It is well known that, under inertialess conditions, the orientation vector of a torque-free neutrally buoyant spheroid in an ambient simple shear flow rotates along so-called Jeffery orbits, a one-parameter family of closed orbits on the unit sphere centred around the direction of the ambient vorticity (Jeffery, Proc. R. Soc. Lond. A, vol. 102, 1922, pp. 161–179). We characterize analytically the irreversible drift in the orientation of such torque-free spheroidal particles of an arbitrary aspect ratio, across Jeffery orbits, that arises due to weak inertial effects. The analysis is valid in the limit
$Re,St\ll 1$
, where
$Re=(\dot{{\it\gamma}}L^{2}{\it\rho}_{f})/{\it\mu}$
and
$St=(\dot{{\it\gamma}}L^{2}{\it\rho}_{p})/{\it\mu}$
are the Reynolds and Stokes numbers, which, respectively, measure the importance of fluid inertial forces and particle inertia in relation to viscous forces at the particle scale. Here,
$L$
is the semimajor axis of the spheroid,
${\it\rho}_{p}$
and
${\it\rho}_{f}$
are the particle and fluid densities,
$\dot{{\it\gamma}}$
is the ambient shear rate, and
${\it\mu}$
is the suspending fluid viscosity. A reciprocal theorem formulation is used to obtain the contributions to the drift due to particle and fluid inertia, the latter in terms of a volume integral over the entire fluid domain. The resulting drifts in orientation at
$O(Re)$
and
$O(St)$
are evaluated, as a function of the particle aspect ratio, for both prolate and oblate spheroids using a vector spheroidal harmonics formalism. It is found that particle inertia, at
$O(St)$
, causes a prolate spheroid to drift towards an eventual tumbling motion in the flow–gradient plane. Oblate spheroids, on account of the
$O(St)$
drift, move in the opposite direction, approaching a steady spinning motion about the ambient vorticity axis. The period of rotation in the spinning mode must remain unaltered to all orders in
$St$
. For the tumbling mode, the period remains unaltered at
$O(St)$
. At
$O(St^{2})$
, however, particle inertia speeds up the rotation of prolate spheroids. The
$O(Re)$
drift due to fluid inertia drives a prolate spheroid towards a tumbling motion in the flow–gradient plane for all initial orientations and for all aspect ratios. Interestingly, for oblate spheroids, there is a bifurcation in the orientation dynamics at a critical aspect ratio of approximately 0.14. Oblate spheroids with aspect ratios greater than this critical value drift in a direction opposite to that for prolate spheroids, and eventually approach a spinning motion about the ambient vorticity axis starting from any initial orientation.
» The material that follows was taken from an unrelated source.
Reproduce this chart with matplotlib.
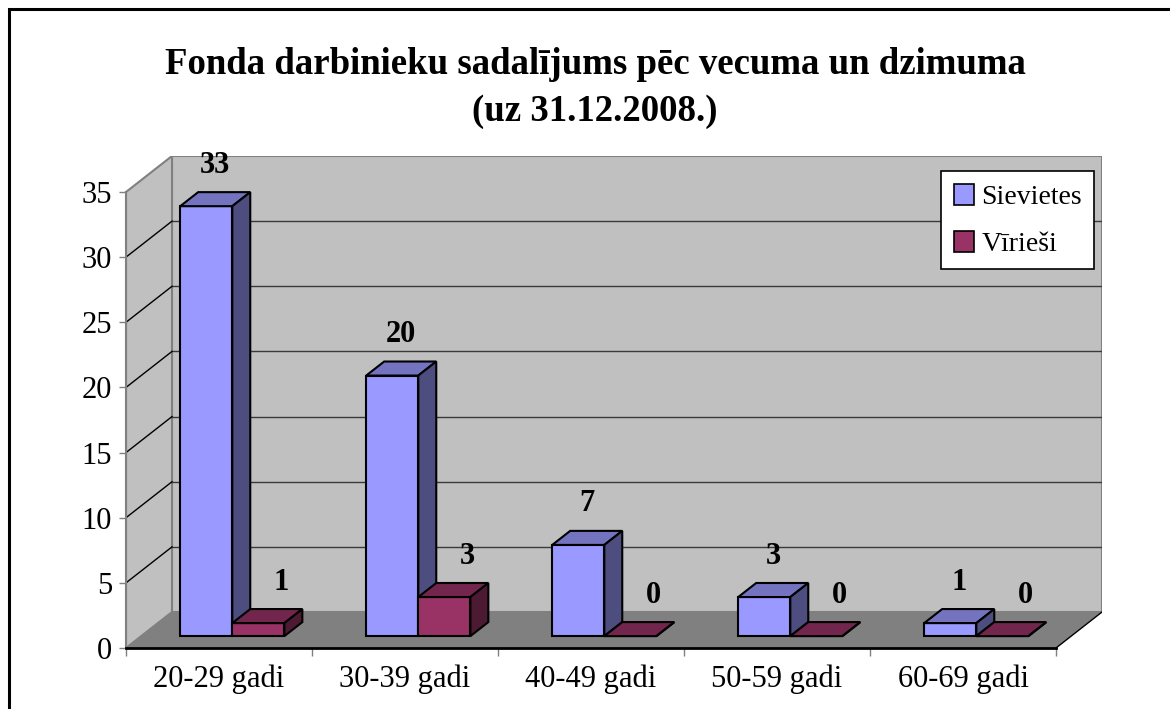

For smaller aspect ratios, a pair of non-trivial repelling orbits emerge from the flow–gradient plane, and divide the unit sphere into distinct basins of orientations that asymptote to the tumbling and spinning modes. With further decrease in the aspect ratio, these repellers move away from the flow–gradient plane, eventually coalescing onto an arc of the great circle in which the gradient–vorticity plane intersects the unit sphere, in the limit of a vanishing aspect ratio. Thus, sufficiently thin oblate spheroids, similar to prolate spheroids, drift towards an eventual tumbling motion irrespective of their initial orientation. The drifts at
$O(St)$
and at
$O(Re)$
are combined to obtain the drift for a neutrally buoyant spheroid. The particle inertia contribution remains much smaller than the fluid inertia contribution for most aspect ratios and density ratios of order unity. As a result, the critical aspect ratio for the bifurcation in the orientation dynamics of neutrally buoyant oblate spheroids changes only slightly from its value based only on fluid inertia. The existence of Jeffery orbits implies a rheological indeterminacy, and the dependence of the suspension shear viscosity on initial conditions. For prolate spheroids and oblate spheroids of aspect ratio greater than 0.14, inclusion of inertia resolves the indeterminacy. Remarkably, the existence of the above bifurcation implies that, for a dilute suspension of oblate spheroids with aspect ratios smaller than 0.14, weak stochastic fluctuations (residual Brownian motion being analysed here as an example) play a crucial role in obtaining a shear viscosity independent of the initial orientation distribution. The inclusion of Brownian motion leads to a new smaller critical aspect ratio of approximately 0.013. For sufficiently large
$Re\,Pe_{r}$
, the peak in the steady-state orientation distribution shifts rapidly from the spinning- to the tumbling-mode location as the spheroid aspect ratio decreases below this critical value; here,
$Pe_{r}=\dot{{\it\gamma}}/D_{r}$
, with
$D_{r}$
being the Brownian rotary diffusivity, so that
$Re\,Pe_{r}$
measures the relative importance of inertial drift and Brownian rotary diffusion. The shear viscosity, plotted as a function of
$Re\,Pe_{r}$
, exhibits a sharp transition from a shear-thickening to a shear-thinning behaviour, as the oblate spheroid aspect ratio decreases below 0.013. Our results are compared in detail to earlier analytical work for limiting cases involving either nearly spherical particles or slender fibres with weak inertia, and to the results of recent numerical simulations at larger values of
$Re$
and
$St$
.